Blockchain also introduces smart contracts, self-executing agreements triggered by predefined conditions. These contracts automate various banking processes like loan origination, verification, servicing, and repayment. They also open up new business models, such as asset tokenization, where digital tokens represent assets traded on blockchain platforms. For banking compliance and regulation, blockchain serves as a single, trustworthy source, enhancing transparency and auditability. Banks can securely share and verify customer data, transaction records, and regulatory reports. Furthermore, blockchain aids in compliance with anti-money laundering (AML) and know your customer (KYC) regulations through identity verification and transaction monitoring tools.

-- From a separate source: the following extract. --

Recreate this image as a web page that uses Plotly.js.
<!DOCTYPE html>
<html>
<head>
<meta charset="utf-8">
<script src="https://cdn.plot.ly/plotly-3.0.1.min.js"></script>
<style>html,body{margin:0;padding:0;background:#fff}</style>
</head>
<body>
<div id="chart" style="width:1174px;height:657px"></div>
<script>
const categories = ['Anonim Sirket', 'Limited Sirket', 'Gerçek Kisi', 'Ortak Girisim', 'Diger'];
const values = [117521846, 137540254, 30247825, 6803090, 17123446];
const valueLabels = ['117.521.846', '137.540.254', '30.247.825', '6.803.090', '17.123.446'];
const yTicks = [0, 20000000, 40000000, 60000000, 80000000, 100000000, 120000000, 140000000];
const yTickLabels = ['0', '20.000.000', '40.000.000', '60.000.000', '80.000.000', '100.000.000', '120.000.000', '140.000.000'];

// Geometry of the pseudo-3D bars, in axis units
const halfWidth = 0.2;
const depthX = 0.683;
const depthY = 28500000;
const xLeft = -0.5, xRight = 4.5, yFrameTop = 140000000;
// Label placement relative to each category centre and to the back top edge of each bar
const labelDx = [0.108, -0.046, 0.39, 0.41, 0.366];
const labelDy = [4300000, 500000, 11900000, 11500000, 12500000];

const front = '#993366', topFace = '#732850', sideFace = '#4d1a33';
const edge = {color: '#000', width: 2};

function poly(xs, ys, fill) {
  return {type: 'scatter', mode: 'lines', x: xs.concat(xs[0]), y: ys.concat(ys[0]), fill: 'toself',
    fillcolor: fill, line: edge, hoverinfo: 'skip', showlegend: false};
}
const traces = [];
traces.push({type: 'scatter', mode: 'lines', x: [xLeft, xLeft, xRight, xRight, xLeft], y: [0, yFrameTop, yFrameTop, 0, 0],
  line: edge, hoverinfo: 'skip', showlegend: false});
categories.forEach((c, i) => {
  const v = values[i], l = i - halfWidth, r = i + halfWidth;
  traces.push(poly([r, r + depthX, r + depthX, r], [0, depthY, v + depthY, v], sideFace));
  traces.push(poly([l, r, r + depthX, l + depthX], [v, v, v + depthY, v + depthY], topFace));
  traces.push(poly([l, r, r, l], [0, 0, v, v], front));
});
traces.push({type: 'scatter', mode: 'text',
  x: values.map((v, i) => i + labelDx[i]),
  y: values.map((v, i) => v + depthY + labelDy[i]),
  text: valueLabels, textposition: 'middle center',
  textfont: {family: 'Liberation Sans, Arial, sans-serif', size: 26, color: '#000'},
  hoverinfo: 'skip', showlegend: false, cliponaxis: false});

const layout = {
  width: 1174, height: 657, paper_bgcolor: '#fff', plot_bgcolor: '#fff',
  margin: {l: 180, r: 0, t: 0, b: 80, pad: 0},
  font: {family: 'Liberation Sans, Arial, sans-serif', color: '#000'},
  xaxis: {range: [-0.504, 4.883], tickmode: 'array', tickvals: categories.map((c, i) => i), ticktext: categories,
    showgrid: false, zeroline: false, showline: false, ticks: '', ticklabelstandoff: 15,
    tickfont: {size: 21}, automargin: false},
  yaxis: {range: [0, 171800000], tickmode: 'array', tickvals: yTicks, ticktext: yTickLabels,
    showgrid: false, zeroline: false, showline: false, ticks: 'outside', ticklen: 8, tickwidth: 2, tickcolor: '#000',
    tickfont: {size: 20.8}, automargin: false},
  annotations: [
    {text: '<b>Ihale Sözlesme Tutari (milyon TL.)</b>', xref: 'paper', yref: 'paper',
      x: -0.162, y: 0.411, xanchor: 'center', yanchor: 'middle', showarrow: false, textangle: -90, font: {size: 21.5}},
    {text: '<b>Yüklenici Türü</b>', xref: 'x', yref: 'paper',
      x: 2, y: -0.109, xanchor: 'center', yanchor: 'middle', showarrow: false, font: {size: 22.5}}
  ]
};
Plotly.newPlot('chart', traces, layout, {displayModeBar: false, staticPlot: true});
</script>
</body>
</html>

Enhancing cybersecurity is an advantage, as blockchain guards against unauthorised access, tampering, and hacking. Data is encrypted and stored in a distributed network, bolstering resilience against cyberattacks. Consensus mechanisms and digital signatures ensure the validity and authenticity of transactions.
Ripple’s On-Demand Liquidity (ODL) service uses blockchain technology to enable instant cross-border payments, leveraging digital assets to transfer funds efficiently. This has the potential to disrupt the traditional correspondent banking system.
Digital banking provides numerous benefits, including convenient 24/7 access from any location with an internet connection, extending financial services to underserved areas, reducing costs for both customers and banks, streamlining transactions, enhancing security through encryption and multi-factor authentication, fostering innovation in services and products, offering personalised financial solutions, reducing environmental impact by cutting paper and energy use, facilitating faster and cost-effective international transactions, and delivering mobile banking convenience for on-the-go account management. Overall, digital banking offers an efficient and user-friendly financial experience with diverse advantages, but it is not without some challenges. These challenges include concerns about data security and privacy, as increased digital transactions make banks and their customers more susceptible to cyberattacks and data breaches. The digital divide remains a significant issue, as not everyone has equal access to digital devices and the internet, hindering financial inclusion. The rapid pace of technological change requires continuous adaptation and investment, which can be costly for banks. Then there are regulatory and compliance challenges, as financial institutions must navigate complex and evolving legal frameworks to ensure they meet industry standards and safeguard customer interests. Lastly, customer education is essential to ensure users understand how to safely navigate digital banking platforms and make informed financial decisions. These challenges underscore the importance of striking a balance between innovation and security in the digital banking landscape.
The banking industry has witnessed success stories of digital transformation initiatives, with institutions leveraging these technologies to offer more personalised services and expand their reach. The pros of digital transformation, including convenience, efficiency, and innovation, are counterbalanced by concerns about security, access, and regulatory compliance. Finding the right equilibrium between innovation and security remains an ongoing priority for the banking sector. As technology continues to evolve and customer expectations change, the path to digital transformation will undoubtedly lead to further exciting developments and challenges in the banking industry.